Pat Reeder: A Final Curtain Call

April 18, 2019 |

(From “Huckabee” writer and resident pop culture historian Pat Reeder: )


It’s time to give a final curtain call to two well-loved stars from very different fields.  First, it was announced that Georgia Engel passed away last Friday in New Jersey at 70 (she was a Christian Scientist who didn’t consult doctors, so no cause of death was given.)


She first came to fame on “The Mary Tyler Moore Show” as Ted Baxter’s girlfriend/wife Georgette, a role for which she earned two Emmy nominations.  She later played Robert’s mother-in-law Pat on “Everybody Loves Raymond” (three Emmy nominations) and eventually reteamed with her “MTM Show” co-star Betty White on “Hot In Cleveland.”


Engel was the daughter of a US Coast Guard Admiral, and she grew up constantly moving to different places.  Maybe that contributed to her developing the unique, shy, trying-hard-to-please persona that made her famous.  Her soft voice and timid, innocent manner were the delivery system for some hilariously incongruous lines, such as telling her sanctimonious husband on “Raymond, “Now, you know I love you with all my heart, Hank.  But I think if I didn't have my cigarettes, I would have to FIGHT you!”  
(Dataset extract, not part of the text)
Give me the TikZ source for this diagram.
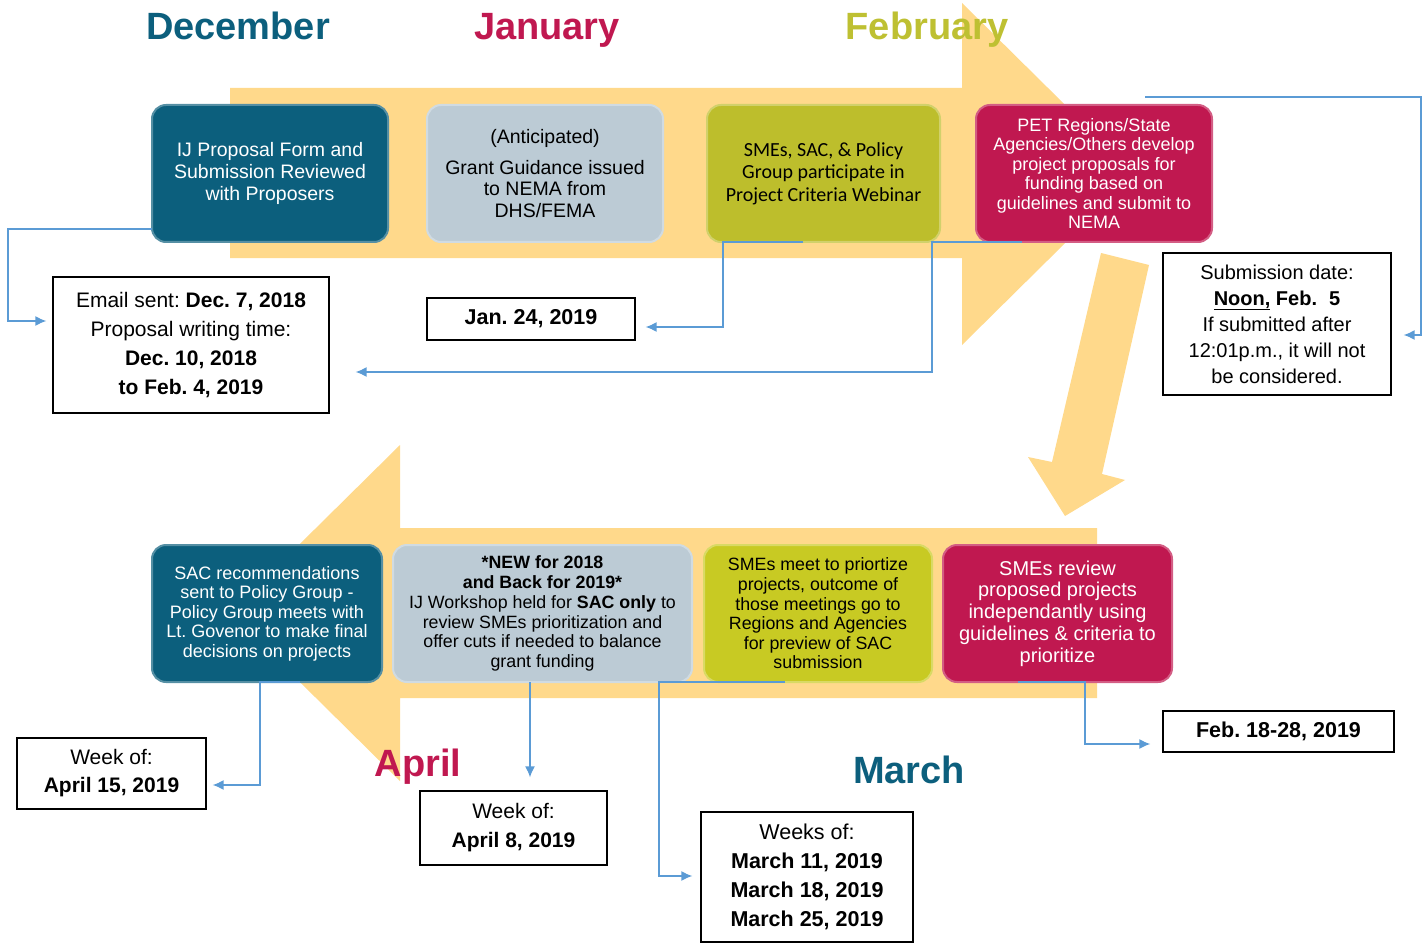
\documentclass[tikz,border=0pt]{standalone}
\usepackage{fontspec}
\setmainfont{Liberation Sans}
\newfontfamily\calfont{Carlito}
\usetikzlibrary{positioning,arrows.meta}
\definecolor{band}{RGB}{255,217,139}
\definecolor{decteal}{RGB}{12,95,125}
\definecolor{steel}{RGB}{188,203,213}
\definecolor{olivegreen}{RGB}{189,190,44}
\definecolor{limegreen}{RGB}{200,202,35}
\definecolor{crimson}{RGB}{192,24,80}
\definecolor{olivetext}{RGB}{190,192,50}
\definecolor{linkblue}{RGB}{91,155,213}
\frenchspacing

\begin{document}
\begin{tikzpicture}[x=1pt,y=-1pt,
  stage/.style={rounded corners=14pt,minimum height=137pt,inner sep=0pt,outer sep=0pt,align=center,fill=#1,draw=#1!70!white,line width=2pt},
  datebox/.style={draw=black,fill=white,line width=1.2pt,align=center,inner sep=0pt},
  month/.style={font=\fontsize{38}{40}\selectfont\bfseries,anchor=base},
  link/.style={draw=linkblue,line width=1.6pt,-{Latex[length=11pt,width=10pt]}}]

\useasboundingbox (0,0) rectangle (1427,944);

\fill[band](230,88)--(962,88)--(962,3)--(1135,174)--(962,345)--(962,258)--(230,258)--cycle;
\fill[band](1097,528)--(400,528)--(400,445)--(230,613)--(400,781)--(400,698)--(1097,698)--cycle;
\fill[band](1101,253)--(1149,265)--(1102,474)--(1125,480)--(1065,516)--(1028,457)--(1052,462)--cycle;

\node[stage=decteal,minimum width=236pt,text=white,font=\fontsize{19.5}{22}\selectfont](dec)at(270,173.5){IJ Proposal Form and\\Submission Reviewed\\with Proposers};
\node[stage=steel,minimum width=236pt,font=\fontsize{19.5}{21.5}\selectfont](jan)[right=39pt of dec]{(Anticipated)\\[9pt]Grant Guidance issued\\to NEMA from\\DHS/FEMA};
\node[stage=olivegreen,minimum width=233pt,font=\calfont\fontsize{20}{22.5}\selectfont](web)[right=44pt of jan]{SMEs, SAC, \& Policy\\Group participate in\\Project Criteria Webinar};
\node[stage=crimson,minimum width=236pt,text=white,font=\fontsize{18}{19.5}\selectfont](pet)[right=36pt of web]{PET Regions/State\\Agencies/Others develop\\project proposals for\\funding based on\\guidelines and submit to\\NEMA};

\node[stage=decteal,minimum width=230pt,text=white,font=\fontsize{18}{19.5}\selectfont](sac)at(267,613.5){SAC recommendations\\sent to Policy Group -\\Policy Group meets with\\Lt. Govenor to make final\\decisions on projects};
\node[stage=steel,minimum width=299pt,font=\fontsize{17.8}{19.8}\selectfont](wks)[right=11pt of sac]{\textbf{*NEW for 2018}\\\textbf{and Back for 2019*}\\IJ Workshop held for \textbf{SAC only} to\\review SMEs prioritization and\\offer cuts if needed to balance\\grant funding};
\node[stage=limegreen,minimum width=228pt,font=\fontsize{17.8}{19.6}\selectfont](pri)[right=12pt of wks]{SMEs meet to priortize\\projects, outcome of\\those meetings go to\\Regions and Agencies\\for preview of SAC\\submission};
\node[stage=crimson,minimum width=229pt,text=white,font=\fontsize{20}{21.8}\selectfont](rev)[right=11pt of pri]{SMEs review\\proposed projects\\independantly using\\guidelines \& criteria to\\prioritize};

\node[month,text=decteal](mdec)at(238,40){December};
\node[month,text=crimson](mjan)at(547,40){January};
\node[month,text=olivetext](mfeb)at(927,40){February};
\node[month,text=crimson](mapr)at(418,776){April};
\node[month,text=decteal](mmar)at(909,783){March};

\node[datebox,minimum width=276pt,minimum height=136pt,font=\fontsize{21}{29}\selectfont](email)at(191,345){Email sent: \textbf{Dec. 7, 2018}\\Proposal writing time:\\\textbf{Dec. 10, 2018}\\\textbf{to Feb. 4, 2019}};
\node[datebox,minimum width=208pt,minimum height=42pt,font=\fontsize{21.5}{26}\selectfont\bfseries](jdate)at(531,319){Jan. 24, 2019};
\node[datebox,minimum width=228pt,minimum height=142pt,font=\fontsize{20}{26}\selectfont](sub)at(1277,324){Submission date:\\\textbf{\underline{Noon,} Feb.\hspace{12pt}5}\\If submitted after\\12:01p.m., it will not\\be considered.};
\node[datebox,minimum width=189pt,minimum height=71pt,font=\fontsize{21}{28}\selectfont](wk15)at(111.5,773.5){Week of:\\\textbf{April 15, 2019}};
\node[datebox,minimum width=187pt,minimum height=74pt,font=\fontsize{21}{29}\selectfont](wk8)at(513.5,828){Week of:\\\textbf{April 8, 2019}};
\node[datebox,minimum width=212pt,minimum height=130pt,font=\fontsize{21.5}{29}\selectfont](wkm)at(807,877){Weeks of:\\\textbf{March 11, 2019}\\\textbf{March 18, 2019}\\\textbf{March 25, 2019}};
\node[datebox,minimum width=231pt,minimum height=41pt,font=\fontsize{21.5}{26}\selectfont\bfseries](fdate)at(1278.5,731.5){Feb. 18-28, 2019};

\coordinate (pettop) at (1145,97);
\draw[link,shorten >=6pt](dec.west|-0,229)-|(8,321)--(email.west|-0,321);
\draw[link,shorten >=10pt](web.south-|803,0)-|(723,327)--(jdate.east|-0,327);
\draw[link,shorten >=26pt](pet.south-|1022,0)-|(932,372)--(email.east|-0,372);
\draw[link,shorten >=12pt](pettop)-|(1421,335)--(sub.east|-0,335);
\draw[link,shorten >=6pt](sac.south-|300,0)-|(260,785)--(wk15.east|-0,785);
\draw[link,shorten >=13pt](wks.south-|530,0)--(wk8.north-|530,0);
\draw[link,shorten >=8pt](pri.south-|785,0)-|(659,876)--(wkm.west|-0,876);
\draw[link,shorten >=12pt](rev.south-|1018,0)-|(1085,744)--(fdate.west|-0,744);

\end{tikzpicture}
\end{document}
In addition to her many TV roles, she also appeared on stage.  Bob Martin, who co-wrote the Broadway musical hit “The Drowsy Chaperone,” tweeted, “I have never met anyone who was less like anyone else than Georgia Engel.”  Betty White once said of her, “That’s not a character, that’s our Georgia.  What you see is what you get.” As if to verify that, her death sparked an outpouring of loving praise and memories from her co-stars and colleagues, and their comments are collected here:



There’s also sad news for country music fans: Earl Thomas Conley died April 10th at 77 after a long struggle with cerebral atrophy, a dementia-like condition.  Superstar Blake Shelton announced his death, calling Conley “my all-time favorite singer, hero and my friend.”  When Shelton won the CMA Male Vocalist of the Year award, he dedicated it to Conley, who had never won.


Conley’s life really reflected the lyrics of a country song, with years of struggles before and after reaching success, and a “never give up” attitude.  He served in the Army, then moved to Nashville, playing clubs at night while working blue collar day jobs.  Ironically, it was only after he moved to Alabama to work in a steel mill that he was signed to a small label and finally released a record.  Moving back to Nashville, he signed to Warners, but still struggled for several more years as he wrote songs for others, such as Conway Twitty’s #1 hit, “This Time I’ve Hurt Her More Than She Loves Me.”  At long last, he was signed by RCA and scored his first #1 record, “Fire & Smoke,” which led to a long series of hits throughout the ‘80s. 


Between 1983 and 1989, all of Conley’s singles hit #1 except “Too Many Times,” a duet with Anita Pointer, which peaked at #2.  The consolation was that he became the rare country singer ever to perform on “Soul Train.”


When the hits dried up in the early ‘90s, the label he’d helped enrich in more ways than one dropped him.  But he continued touring and playing for his many loyal fans, some of whom were big stars who kept his name alive however they could, such as Blake Shelton (who recorded Conley’s song “All Over Me” in 2002) and Toby Keith, who called Conley “an all-time great” and “a huge influence on me.”